BEGIN STORED ROWS

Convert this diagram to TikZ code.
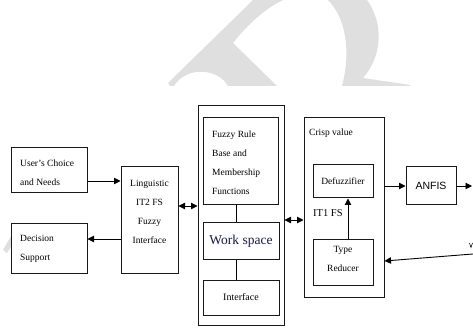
\documentclass[tikz,border=0pt]{standalone}
\usepackage{fontspec}
\setmainfont{Liberation Serif}
\newfontfamily\anfisfont{Liberation Sans}
\usetikzlibrary{arrows.meta,calc}
\definecolor{markgray}{gray}{0.875}
\definecolor{wsblue}{rgb}{0.1,0.1,0.27}

\begin{document}
\begin{tikzpicture}[x=1pt,y=-1pt,
		box/.style={draw=black!90, line width=1pt, inner sep=0pt},
		txt/.style={inner sep=0pt, font=\fontsize{9.5}{19}\selectfont},
		arr/.style={line width=0.9pt, -{Triangle[length=6.5pt,width=6.5pt]}},
		twoway/.style={line width=0.9pt, {Triangle[length=6.5pt,width=6.5pt]}-{Triangle[length=6.5pt,width=6.5pt]}}]
		%%%%% START %%%%%
		\useasboundingbox (0,0) rectangle (473,336);
		
		% faint letter behind the top of the chart
		\fill[markgray] (168,83) -- (253,0) -- (283,0) .. controls (262,10) and (244,29) .. (233,43) -- (277,86) -- (228,86) .. controls (218,68) and (186,66) .. (174,86) -- (170,86) -- cycle;
		\fill[markgray] (328,0) -- (367,0) .. controls (385,25) and (381,58) .. (363,78) -- (410,85) -- (410,86) -- (342,86) .. controls (351,52) and (346,18) .. (328,0) -- cycle;
		\fill[markgray] (3,250) -- (11,236) -- (11,247) -- (7,253) -- cycle;
		
		% left column
		\node[box, minimum width=76pt, minimum height=45pt] (users) at (49,170.5) {};
		\node[txt, anchor=west, align=left] (userstxt) at (20,173) {User's Choice\\and Needs};
		\node[box, minimum width=76pt, minimum height=49pt] (decision) at (49,248.5) {};
		\node[txt, anchor=west, align=left] (decisiontxt) at (20,249) {Decision\\Support};
		
		\node[box, minimum width=57pt, minimum height=106pt] (ling) at (149.5,220) {};
		\node[txt, align=center] (lingtxt) at (149.5,211.5) {Linguistic\\IT2 FS\\Fuzzy\\Interface};
		
		% rule base block
		\node[box, minimum width=86pt, minimum height=219pt] (rules) at (241,215.5) {};
		\node[box, minimum width=75pt, minimum height=87pt] (rulebase) at (240.5,161.5) {};
		\node[txt, anchor=west, align=left] (rulebasetxt) at (212,162.5) {Fuzzy Rule\\Base and\\Membership\\Functions};
		\node[box, minimum width=76pt, minimum height=37pt, text=wsblue, font=\fontsize{13.5}{16}\selectfont] (workspace) at (241,241.5) {Work space};
		\node[box, minimum width=76pt, minimum height=35pt, font=\fontsize{10}{12}\selectfont] (interface) at (241,297.5) {Interface};
		\draw[line width=0.9pt] (rulebase.south -| 236,0) -- (workspace.north -| 236,0);
		\draw[line width=0.9pt] (workspace.south -| 236,0) -- (interface.north -| 236,0);
		
		% output block
		\node[box, minimum width=80pt, minimum height=179pt] (crisp) at (344,207.5) {};
		\node[txt, anchor=west] (crisptxt) at (309,133) {Crisp value};
		\node[box, minimum width=60pt, minimum height=33pt, txt] (defuzz) at (343,181.5) {Defuzzifier};
		\node[box, minimum width=60pt, minimum height=45pt] (reducer) at (343,262.5) {};
		\node[txt, align=center] (reducertxt) at (343,258.5) {Type\\Reducer};
		\node[inner sep=0pt, anchor=west, font=\fontsize{10.5}{12}\selectfont] (it1) at (313,213) {IT1 FS};
		\draw[arr] (reducer.north -| 348,0) -- (defuzz.south -| 348,0);
		
		\node[box, minimum width=50pt, minimum height=38pt, font=\anfisfont\fontsize{10.5}{12}\selectfont] (anfis) at (431,186) {ANFIS};
		
		% connectors
		\coordinate (out) at (472,186);
		\coordinate (back) at (473,254);
		\draw[arr] (users.east |- 0,181) -- (ling.west |- 0,181);
		\draw[arr] (ling.west |- 0,239) -- (decision.east |- 0,239);
		\draw[twoway] (ling.east |- 0,206) -- (rules.west |- 0,206);
		\draw[twoway] (rules.east |- 0,220) -- (crisp.west |- 0,220);
		\draw[arr] (crisp.east |- anfis.west) -- (anfis.west);
		\draw[arr] (anfis.east) -- (out);
		\draw[arr] (back) -- (crisp.east |- 0,261);
		\draw[line width=0.6pt] (469.5,243) -- (471,247.5) -- (472.5,243);
		%%%%% END %%%%%
\end{tikzpicture}
\end{document}
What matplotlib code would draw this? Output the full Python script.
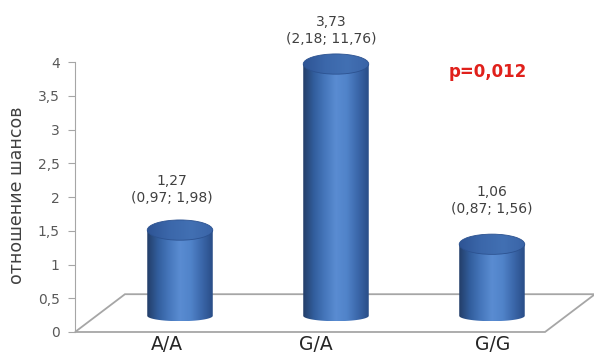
import numpy as np
import matplotlib.pyplot as plt
from matplotlib.patches import Polygon, Ellipse, PathPatch
from matplotlib.path import Path
from matplotlib.colors import LinearSegmentedColormap

# data
genotypes = ['A/A', 'G/A', 'G/G']
odds = [1.27, 3.73, 1.06]
ci_low = [0.97, 2.18, 0.87]
ci_high = [1.98, 11.76, 1.56]
p_value = '0,012'
yticks = [0, 0.5, 1, 1.5, 2, 2.5, 3, 3.5, 4]


def ru(v, fmt='%.2f'):
    return (fmt % v).replace('.', ',')


# layout of the fake 3d scene (data units)
floor_x0, floor_x1 = -0.673, 2.34
depth_dx, depth_dy = 0.32, 0.56
base = 0.24
cyl_w = 0.42
top_h = 0.15
bot_h = 0.08
label_x = [-0.083, 0.872, 2.006]
note_x = [-0.05, 0.97, 2.0]
note_dy = [0.84, 0.74, 0.89]

body_cmap = LinearSegmentedColormap.from_list(
    'cyl', ['#233d68', '#325e9d', '#4677bc', '#5a8cd2', '#5083c9', '#3b67aa', '#294d87'])
top_cmap = LinearSegmentedColormap.from_list(
    'cyltop', ['#2e5494', '#3b67aa', '#4270b3', '#3a64a7'])

fig = plt.figure(figsize=(5.94, 3.54), dpi=100)
ax = fig.add_axes([0, 0, 1, 1])

# floor
floor = Polygon([(floor_x0, 0), (floor_x1, 0),
                 (floor_x1 + depth_dx, depth_dy), (floor_x0 + depth_dx, depth_dy)],
                closed=True, facecolor='white', edgecolor='#a6a6a6', lw=1.3, zorder=1)
ax.add_patch(floor)

grad = np.linspace(0, 1, 256).reshape(1, -1)
for i, v in enumerate(odds):
    x = i
    top = base + v
    t = np.linspace(np.pi, 2 * np.pi, 60)
    bx = x + cyl_w / 2 * np.cos(t)
    by = base + bot_h * np.sin(t)
    verts = [(x - cyl_w / 2, top), (x + cyl_w / 2, top)]
    verts += list(zip(bx[::-1], by[::-1]))
    verts.append((x - cyl_w / 2, top))
    body = PathPatch(Path(verts, closed=True), facecolor='none', edgecolor='none', zorder=3)
    ax.add_patch(body)
    im = ax.imshow(grad, cmap=body_cmap, extent=[x - cyl_w / 2, x + cyl_w / 2, base - bot_h, top],
                   aspect='auto', zorder=3, interpolation='bicubic')
    im.set_clip_path(body)

    cap = Ellipse((x, top), cyl_w, 2 * top_h, facecolor='none', edgecolor='none', zorder=4)
    ax.add_patch(cap)
    im2 = ax.imshow(grad, cmap=top_cmap, extent=[x - cyl_w / 2, x + cyl_w / 2, top - top_h, top + top_h],
                    aspect='auto', zorder=4)
    im2.set_clip_path(cap)
    ax.add_patch(Ellipse((x, top), cyl_w, 2 * top_h, facecolor='none',
                         edgecolor='#2c5290', lw=0.6, zorder=5))

    ax.text(note_x[i], v + note_dy[i], '%s\n(%s; %s)' % (ru(odds[i]), ru(ci_low[i]), ru(ci_high[i])),
            ha='center', va='center', fontsize=10, color='#404040', linespacing=1.3, zorder=6)
    ax.text(label_x[i], -0.19, genotypes[i], ha='center', va='center',
            fontsize=13.5, color='#262626')

ax.text(1.97, 3.85, 'p=' + p_value, color='#e0201b', fontsize=12, fontweight='bold',
        ha='center', va='center')

ax.set_xlim(-1.154, 2.654)
ax.set_ylim(-0.326, 4.919)

for s in ['top', 'right', 'bottom']:
    ax.spines[s].set_visible(False)
ax.spines['left'].set_position(('data', floor_x0))
ax.spines['left'].set_bounds(0, 4)
ax.spines['left'].set_color('#a6a6a6')
ax.set_xticks([])
ax.set_yticks(yticks)
ax.set_yticklabels([ru(t, '%g') for t in yticks])
ax.tick_params(axis='y', direction='out', length=5, color='#a6a6a6',
               labelsize=10, labelcolor='#595959', pad=6)
ax.patch.set_alpha(0)

fig.text(17 / 594, 1 - 195 / 354, 'отношение шансов', rotation=90, fontsize=12.5,
         color='#404040', ha='center', va='center')

fig.savefig('out.png', dpi=100)
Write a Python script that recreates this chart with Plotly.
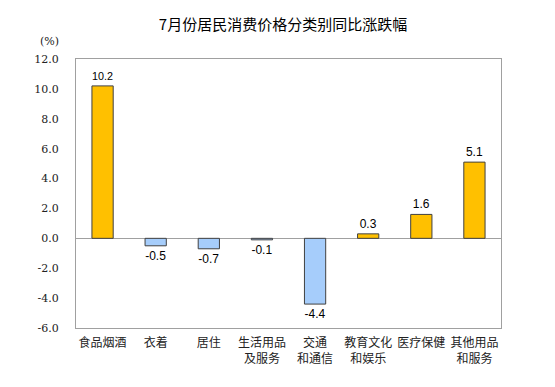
import plotly.graph_objects as go

categories = ["食品烟酒", "衣着", "居住", "生活用品<br>及服务", "交通<br>和通信",
              "教育文化<br>和娱乐", "医疗保健", "其他用品<br>和服务"]
values = [10.2, -0.5, -0.7, -0.1, -4.4, 0.3, 1.6, 5.1]
tick_vals = [-6, -4, -2, 0, 2, 4, 6, 8, 10, 12]
tick_text = ["-6.0", "-4.0", "-2.0", "0.0", "2.0", "4.0", "6.0", "8.0", "10.0", "12.0"]

colors = ["#FFC000" if v >= 0 else "#A6CDFB" for v in values]
labels = [f"{v:.1f}" for v in values]

W, H = 555, 387
OFF = 8  # page body margin offset
L, T = 76 - OFF, 59 - OFF
PW, PH = 425, 269
R, B = W - L - PW, H - T - PH

SERIF = "DejaVu Serif"

fig = go.Figure(go.Bar(
    x=categories, y=values,
    marker=dict(color=colors, line=dict(color="#404040", width=1)),
    width=0.4,
    text=labels, textposition="outside", cliponaxis=False,
    textfont=dict(family="Liberation Sans", size=12, color="#000000"),
))

fig.update_layout(
    width=W, height=H,
    margin=dict(l=L, r=R, t=T, b=B, autoexpand=False),
    paper_bgcolor="white", plot_bgcolor="white",
    showlegend=False,
    title=dict(text="7月份居民消费价格分类别同比涨跌幅", x=(283 - OFF) / W, xanchor="center",
               y=1 - (25 - OFF) / H, yanchor="middle", yref="container",
               font=dict(family="Noto Sans CJK SC", size=15, color="#000000")),
    xaxis=dict(showline=True, linecolor="#A0A0A0", linewidth=1, mirror=True,
               showgrid=False, ticks="", tickangle=0, ticklabelstandoff=4,
               tickfont=dict(family="Noto Sans CJK SC", size=12, color="#222222")),
    yaxis=dict(range=[-6, 12], tickvals=tick_vals, ticktext=tick_text,
               showline=True, linecolor="#A0A0A0", linewidth=1, mirror=True,
               showgrid=False, zeroline=True, zerolinecolor="#A0A0A0", zerolinewidth=1,
               ticks="", ticklabelstandoff=14,
               tickfont=dict(family=SERIF, size=11, color="#222222")),
    annotations=[dict(text="(%)", xref="paper", yref="paper", showarrow=False,
                      x=(49 - 76) / PW, y=(328 - 42) / PH,
                      xanchor="center", yanchor="middle",
                      font=dict(family=SERIF, size=11, color="#222222"))],
)

fig.write_html("out.html")
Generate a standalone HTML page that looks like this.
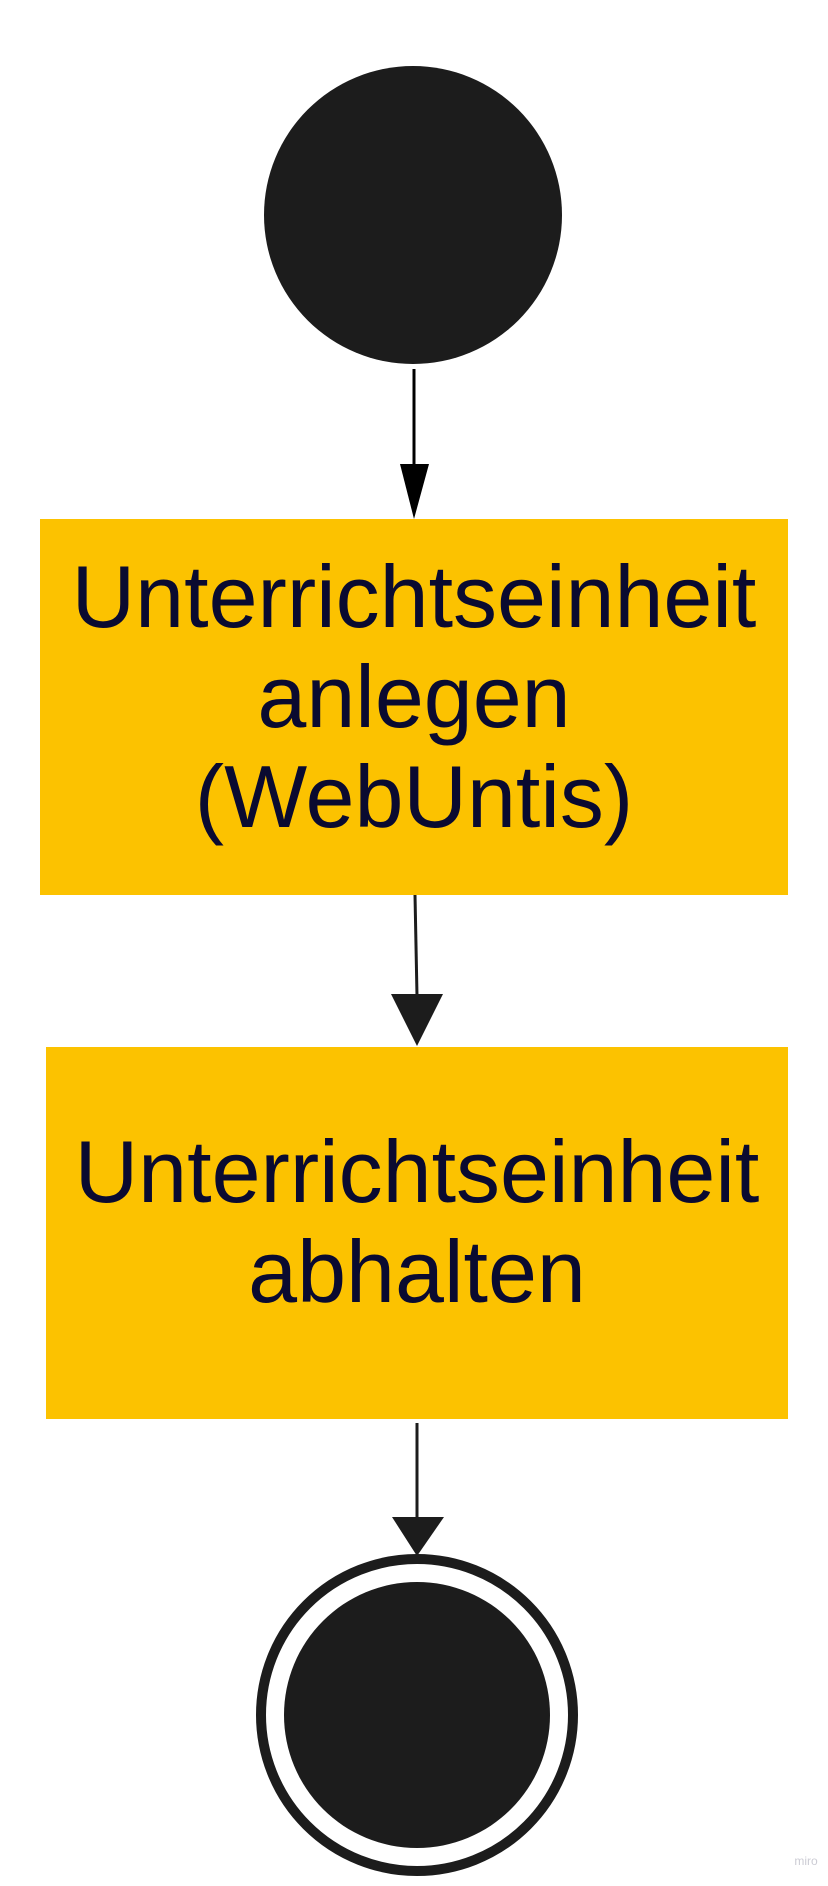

END STORED ROWS

Every line from the start of the listing above through the line with "align=center] (lingtxt) at" should be repeated exactly; skip the pictures and add nothing else.

■ CORRECT OUTPUT ■
Convert this diagram to TikZ code.
\documentclass[tikz,border=0pt]{standalone}
\usepackage{fontspec}
\setmainfont{Liberation Serif}
\newfontfamily\anfisfont{Liberation Sans}
\usetikzlibrary{arrows.meta,calc}
\definecolor{markgray}{gray}{0.875}
\definecolor{wsblue}{rgb}{0.1,0.1,0.27}

\begin{document}
\begin{tikzpicture}[x=1pt,y=-1pt,
		box/.style={draw=black!90, line width=1pt, inner sep=0pt},
		txt/.style={inner sep=0pt, font=\fontsize{9.5}{19}\selectfont},
		arr/.style={line width=0.9pt, -{Triangle[length=6.5pt,width=6.5pt]}},
		twoway/.style={line width=0.9pt, {Triangle[length=6.5pt,width=6.5pt]}-{Triangle[length=6.5pt,width=6.5pt]}}]
		%%%%% START %%%%%
		\useasboundingbox (0,0) rectangle (473,336);
		
		% faint letter behind the top of the chart
		\fill[markgray] (168,83) -- (253,0) -- (283,0) .. controls (262,10) and (244,29) .. (233,43) -- (277,86) -- (228,86) .. controls (218,68) and (186,66) .. (174,86) -- (170,86) -- cycle;
		\fill[markgray] (328,0) -- (367,0) .. controls (385,25) and (381,58) .. (363,78) -- (410,85) -- (410,86) -- (342,86) .. controls (351,52) and (346,18) .. (328,0) -- cycle;
		\fill[markgray] (3,250) -- (11,236) -- (11,247) -- (7,253) -- cycle;
		
		% left column
		\node[box, minimum width=76pt, minimum height=45pt] (users) at (49,170.5) {};
		\node[txt, anchor=west, align=left] (userstxt) at (20,173) {User's Choice\\and Needs};
		\node[box, minimum width=76pt, minimum height=49pt] (decision) at (49,248.5) {};
		\node[txt, anchor=west, align=left] (decisiontxt) at (20,249) {Decision\\Support};
		
		\node[box, minimum width=57pt, minimum height=106pt] (ling) at (149.5,220) {};
		\node[txt, align=center] (lingtxt) at (149.5,211.5) {Linguistic\\IT2 FS\\Fuzzy\\Interface};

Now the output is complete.